Major Force reappeared in the new Battle for Blüdhaven book, a title set a year after the events of Infinite Crisis, as the field leader of project S.H.A.D.E. In issue #5, he rips the right arm off a government hero named Major Victory, and beats him with it (Major Victory reappears in issue #7). He also picked a fight with Hal Jordan, as Force vowed to kill any Green Lantern on sight after his last encounter with Kyle Rayner. Jordan personally wants to put an end to Force's murderous rampage, as he's enraged by the knowledge of Alexandra DeWitt and Arisia's murders, and even sent Force to a hard-light constructed refrigerator in a similar fashion as Force done to DeWitt during the battle. However, Captain Atom was revived by the Atomic Knights in issue #6 (as Monarch), and Force's rampage was quickly brought to an end when Atom drains him of his energy, leaving nothing but a husk. Force's corpse was last seen falling into the chaos left by Atom's energy expenditure.
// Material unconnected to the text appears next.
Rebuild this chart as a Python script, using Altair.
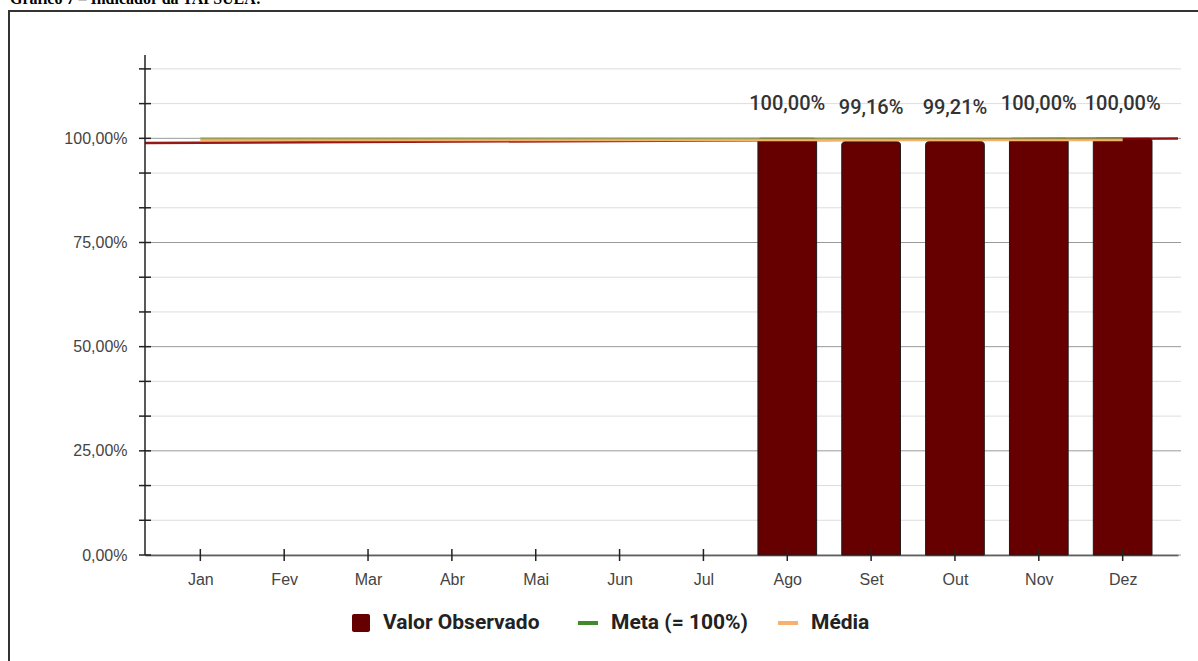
import altair as alt
import pandas as pd

months = ["Jan", "Fev", "Mar", "Abr", "Mai", "Jun", "Jul", "Ago", "Set", "Out", "Nov", "Dez"]
observed = [None, None, None, None, None, None, None, 100.00, 99.16, 99.21, 100.00, 100.00]
meta = [100.0] * 12
media = [99.674] * 12
trend_x = [0.34, 12.66]
trend_y = [98.9, 99.95]
y_ticks = [0, 25, 50, 75, 100]
grid_minor = [25 / 3 * i for i in range(15)]
legend_labels = ["Valor Observado", "Meta (= 100%)", "Média"]
legend_colors = ["#660000", "#3f8a2a", "#f6b26b"]
title_text = "Gráfico 7 – Indicador da TAPSUEA:"

XDOM = [0.34, 12.66]
YDOM = [0, 120]
W, H = 1033, 500

df = pd.DataFrame({"m": list(range(1, 13)), "mes": months, "obs": observed,
                   "meta": meta, "media": media})
bars_df = df.dropna(subset=["obs"])
grid_df = pd.DataFrame({"g": grid_minor})
grid_df["major"] = [abs(v / 25 - round(v / 25)) < 1e-6 for v in grid_minor]
trend_df = pd.DataFrame({"x": trend_x, "y": trend_y})

xs = alt.Scale(domain=XDOM, nice=False, zero=False)
ys = alt.Scale(domain=YDOM, nice=False)

pct = "replace(format(datum.value, '.2f'), '.', ',') + '%'"
month_expr = "['" + "','".join(months) + "'][datum.value - 1]"

XAX = alt.Axis(values=list(range(1, 13)), title=None, labelExpr=month_expr,
               grid=False, ticks=False, domain=True, domainColor="#222222", domainWidth=1.5,
               labelFont="Liberation Sans", labelFontSize=16, labelColor="#444444",
               labelPadding=16)
YAX = alt.Axis(values=y_ticks, labelExpr=pct, title=None, grid=False, ticks=False,
               domain=False, labelFont="Liberation Sans", labelFontSize=16,
               labelColor="#444444", labelPadding=18)


def X(f):
    return alt.X(f, scale=xs, axis=XAX)


def Y(f):
    return alt.Y(f, scale=ys, axis=YAX)


grid = alt.Chart(grid_df).mark_rule(strokeWidth=1).encode(
    y=Y("g:Q"),
    x=alt.value(0), x2=alt.value(W + 3),
    color=alt.condition("datum.major", alt.value("#9a9a9a"), alt.value("#dddddd")),
)

bars = alt.Chart(bars_df).transform_calculate(
    x0="datum.m - 0.35", x1="datum.m + 0.35"
).mark_rect(color="#660000", stroke="#1a1a1a", strokeWidth=1,
            cornerRadiusTopLeft=3, cornerRadiusTopRight=3).encode(
    x=X("x0:Q"), x2="x1:Q",
    y=Y("obs:Q"), y2=alt.datum(0),
)

trend_line = alt.Chart(trend_df).mark_line(color="#8b0000", strokeWidth=2.5, opacity=0.9).encode(
    x=X("x:Q"), y=Y("y:Q"))

media_line = alt.Chart(df).mark_line(color="#f6b26b", strokeWidth=3).encode(
    x=X("m:Q"), y=Y("media:Q"))

meta_line = alt.Chart(df).mark_line(color="#3f8a2a", strokeWidth=2, opacity=0.45).encode(
    x=X("m:Q"), y=Y("meta:Q"))

labels = alt.Chart(bars_df).transform_calculate(
    lab="replace(format(datum.obs, '.2f'), '.', ',') + '%'"
).mark_text(font="Roboto", fontSize=20, fontWeight=500, color="#333333",
            baseline="middle", dy=-34).encode(
    x=X("m:Q"), y=Y("obs:Q"), text="lab:N")

yaxis_line = alt.Chart(df.head(1)).mark_rule(color="#222222", strokeWidth=1.5).encode(
    x=alt.value(0), y=alt.value(0), y2=alt.value(H))
yticks = alt.Chart(grid_df).mark_rule(color="#222222", strokeWidth=1.5).encode(
    y=Y("g:Q"), x=alt.value(-6), x2=alt.value(6))

xticks = alt.Chart(df).mark_rule(color="#222222", strokeWidth=1.5).encode(
    x=X("m:Q"), y=alt.value(H - 6), y2=alt.value(H + 6))

# legend
LY = H + 68
leg_x_sym = [207, 433, 633]
leg_x_txt = [238, 466, 666]
one = pd.DataFrame({"a": [0]})
legend_layers = [
    alt.Chart(one).mark_rect(cornerRadius=2, color=legend_colors[0]).encode(
        x=alt.value(leg_x_sym[0]), x2=alt.value(leg_x_sym[0] + 18),
        y=alt.value(LY - 9), y2=alt.value(LY + 9))
]
for i in (1, 2):
    legend_layers.append(
        alt.Chart(one).mark_rect(color=legend_colors[i]).encode(
            x=alt.value(leg_x_sym[i]), x2=alt.value(leg_x_sym[i] + 20),
            y=alt.value(LY - 2), y2=alt.value(LY + 2)))
for i in range(3):
    legend_layers.append(
        alt.Chart(pd.DataFrame({"t": [legend_labels[i]]})).mark_text(
            font="Roboto", fontSize=21, fontWeight="bold", color="#222222",
            align="left", baseline="middle").encode(
            x=alt.value(leg_x_txt[i]), y=alt.value(LY), text="t:N"))

frame = alt.Chart(one).mark_rect(fill=None, stroke="#333333", strokeWidth=2).encode(
    x=alt.value(-136), x2=alt.value(W + 100), y=alt.value(-44), y2=alt.value(H + 200))

title = alt.Chart(pd.DataFrame({"t": [title_text]})).mark_text(
    font="Liberation Serif", fontSize=16, fontWeight="bold", color="#000000",
    align="left", baseline="alphabetic").encode(
    x=alt.value(-135), y=alt.value(-51), text="t:N")

chart = alt.layer(grid, bars, trend_line, media_line, meta_line, labels,
                  yaxis_line, yticks, xticks, *legend_layers, frame, title).properties(
    width=W, height=H,
    autosize=alt.AutoSizeParams(type="none"),
    padding={"left": 145, "top": 55, "right": 20, "bottom": 106},
).configure_view(stroke=None)

chart.save("out.html", embed_options={"renderer": "svg", "actions": False})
His image appears in the series Ion as a representation of Kyle Rayner's fear.
Major Force's body is seen being kept in a secured crypt beneath Justice League of America's Hall of Justice in Washington, DC during Blackest Night #1.
However, he is subsequently seen alive and well among a band of villains that includes Eclipso and Dr. Polaris in during Justice Society of America #29. He is also seen in the pages of Action Comics #882, as part of the government project 7734, attempting to capture the rogue Captain Atom, who had since returned to his former identity.
Powers and abilities
Major Force is coated with the same Dilustel alien alloy that covers Captain Atom. As a result, he also can access the Quantum Field and use its energies for a variety of powers. However, his abilities stemmed from a different spectrum of field granting him different powers from Atom, aside from the superhuman strength and durability. This was theorized to be a result of the Major Force Project using double the amount of alien alloy and detonating a different type of bomb.
When he debuted, Major Force seemed to control matter much in the way Captain Atom controls energy. Therefore, he could project blasts of dark matter from his hands. He could manipulate this matter into various shapes and quantities. He used this ability to create a hand to replace one that was blown off by explosives implanted under his skin. He did not possess the ability to fly, but rather leapt great distances or traveled on ramps made of dark matter.
Major Force had a counterpart on the antimatter universe's Earth named Q-Ranger, a member of the Justice Underground.
Major Force appears in the Batman: The Brave and the Bold episode "Powerless!" voiced by Fred Tatasciore. He ends up stealing the Quantum Vacuum and uses it to steal Captain Atom's powers regressing him back to Nathaniel Adams. Then he drains the energy of a nuclear plant before engaging the other Justice League International members. Martian Manhunter states to Nathaniel Adams and Aquaman that Major Force defeated the Justice League International members that fought him. When Batman, Aquaman, and Martian Manhunter try to fight them, Major Force manages to knock them down causing Nathaniel Adams to take action and crashes a jet into him. When Major Force grabs Nathaniel Adams, the Quantum Vacuum overloads which ends up releasing the stolen powers. Upon regaining his powers, Captain Atom ends up defeating Major Force.
Major Force appears in Young Justice with Fred Tatasciore reprising his role.
Major Force appears in the animated film Superman/Batman: Public Enemies voiced by Ricardo Chavira. His role in the film is very similar to that of the comic with the difference that he personally kills Metallo in order to frame Superman. It is hinted that he knew firsthand about Lex Luthor's plans for world domination and deliberately kept it a secret in exchange for Luthor allowing him to kill Metallo (something Batman makes note of). In the end, he is killed when Captain Atom succeeds in absorbing all the radiation that leaked out of a hole in his suit, otherwise it could've destroyed the whole city of Metropolis. In the movie, he shares Captain Atom's power of flight, whereas he doesn't in the comics.